Document #2: Horace Mann Advocates for Public Libraries (1840)

[Mann was the most influential educational reformer of his day. His influence radiated out from Massachusetts, where he did much to improve the common schools by securing better buildings, higher salaries, and superior teaching methods through teachers’ institutes and normal schools.]

A library will produce one effect upon school children, and upon the neighborhood generally, before they have read one of the books, and even if they should never read one of them.

It is in this way: The most ignorant are the most conceited. Unless a man knows that there is something more to be known, his inference is, of course, that he knows everything. Such a man always usurps the throne of universal knowledge, and assumes the right of deciding all possible questions. We all know that a conceited dunce will decide questions extemporaneously which would puzzle a college of philosophers or a bench of judges. Ignorant and shallow-minded men do not see far enough to see the difficulty.

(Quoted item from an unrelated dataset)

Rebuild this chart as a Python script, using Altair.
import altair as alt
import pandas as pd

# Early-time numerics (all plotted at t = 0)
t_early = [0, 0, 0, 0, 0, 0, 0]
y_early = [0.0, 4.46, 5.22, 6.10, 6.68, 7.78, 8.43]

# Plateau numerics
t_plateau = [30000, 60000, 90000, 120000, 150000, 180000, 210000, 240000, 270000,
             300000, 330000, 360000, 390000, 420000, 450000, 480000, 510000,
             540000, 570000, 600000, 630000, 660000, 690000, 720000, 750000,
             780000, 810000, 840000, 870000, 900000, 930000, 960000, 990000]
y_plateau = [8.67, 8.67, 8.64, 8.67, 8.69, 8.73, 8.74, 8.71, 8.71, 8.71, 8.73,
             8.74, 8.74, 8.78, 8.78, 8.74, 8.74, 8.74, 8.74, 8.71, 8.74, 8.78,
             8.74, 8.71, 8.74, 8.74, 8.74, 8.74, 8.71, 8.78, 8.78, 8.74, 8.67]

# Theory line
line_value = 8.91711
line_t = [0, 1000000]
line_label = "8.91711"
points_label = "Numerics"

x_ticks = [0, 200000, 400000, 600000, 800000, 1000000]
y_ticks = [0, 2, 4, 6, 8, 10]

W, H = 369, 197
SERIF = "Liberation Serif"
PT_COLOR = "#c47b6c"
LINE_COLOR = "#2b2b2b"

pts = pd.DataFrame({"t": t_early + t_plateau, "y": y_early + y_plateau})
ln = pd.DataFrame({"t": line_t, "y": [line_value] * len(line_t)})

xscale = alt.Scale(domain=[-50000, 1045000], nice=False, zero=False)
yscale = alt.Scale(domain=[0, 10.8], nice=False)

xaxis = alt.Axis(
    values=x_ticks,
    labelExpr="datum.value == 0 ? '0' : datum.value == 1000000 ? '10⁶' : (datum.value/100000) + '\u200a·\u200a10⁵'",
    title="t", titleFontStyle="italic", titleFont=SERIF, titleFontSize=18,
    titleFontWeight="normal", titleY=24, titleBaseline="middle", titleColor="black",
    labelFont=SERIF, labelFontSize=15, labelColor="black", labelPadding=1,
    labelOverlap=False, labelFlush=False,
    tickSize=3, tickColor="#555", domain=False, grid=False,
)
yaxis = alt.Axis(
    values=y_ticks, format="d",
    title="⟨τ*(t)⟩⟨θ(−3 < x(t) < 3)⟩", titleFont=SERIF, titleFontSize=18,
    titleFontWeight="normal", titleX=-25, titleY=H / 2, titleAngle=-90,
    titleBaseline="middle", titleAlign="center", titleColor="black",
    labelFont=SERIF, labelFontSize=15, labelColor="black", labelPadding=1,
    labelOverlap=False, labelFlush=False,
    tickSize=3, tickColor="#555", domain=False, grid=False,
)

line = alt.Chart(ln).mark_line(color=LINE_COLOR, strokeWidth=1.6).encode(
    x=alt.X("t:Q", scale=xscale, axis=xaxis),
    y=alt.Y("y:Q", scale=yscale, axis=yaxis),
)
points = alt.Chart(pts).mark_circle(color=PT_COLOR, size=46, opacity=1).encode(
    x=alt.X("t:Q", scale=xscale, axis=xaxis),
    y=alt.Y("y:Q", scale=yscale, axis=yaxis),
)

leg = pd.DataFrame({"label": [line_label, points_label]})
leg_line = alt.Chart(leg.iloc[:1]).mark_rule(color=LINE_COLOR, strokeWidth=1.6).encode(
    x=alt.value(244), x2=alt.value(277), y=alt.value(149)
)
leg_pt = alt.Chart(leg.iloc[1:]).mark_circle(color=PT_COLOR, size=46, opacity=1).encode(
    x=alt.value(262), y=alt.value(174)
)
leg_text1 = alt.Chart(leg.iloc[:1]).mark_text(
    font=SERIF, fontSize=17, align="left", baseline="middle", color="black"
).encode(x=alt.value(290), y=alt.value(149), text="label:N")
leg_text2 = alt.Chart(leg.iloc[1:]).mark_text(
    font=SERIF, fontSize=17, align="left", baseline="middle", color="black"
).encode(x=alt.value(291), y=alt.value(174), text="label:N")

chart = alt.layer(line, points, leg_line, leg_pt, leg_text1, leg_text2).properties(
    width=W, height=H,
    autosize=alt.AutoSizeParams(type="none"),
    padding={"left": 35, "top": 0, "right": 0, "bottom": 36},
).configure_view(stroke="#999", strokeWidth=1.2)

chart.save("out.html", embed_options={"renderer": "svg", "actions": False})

Now those children who are reared without any advantages of intelligent company, or of travel, or of books—which are both company and travel—naturally fall into the error of supposing that they live in the center of the world, that all society is like their society, or, if different from theirs, that it must be wrong. They come, at length, to regard any part of this vast system of the works of man, and of the wisdom of God, which conflicts with their homebred notions, as baneful, or contemptible, or non-existent…

Now, when this class of persons go out into the world and mingle with their fellow men, they are found to be alike useless on account of their ignorance, and odious for their presumption…

A library, even before it is read, will teach people that there is something more to be known.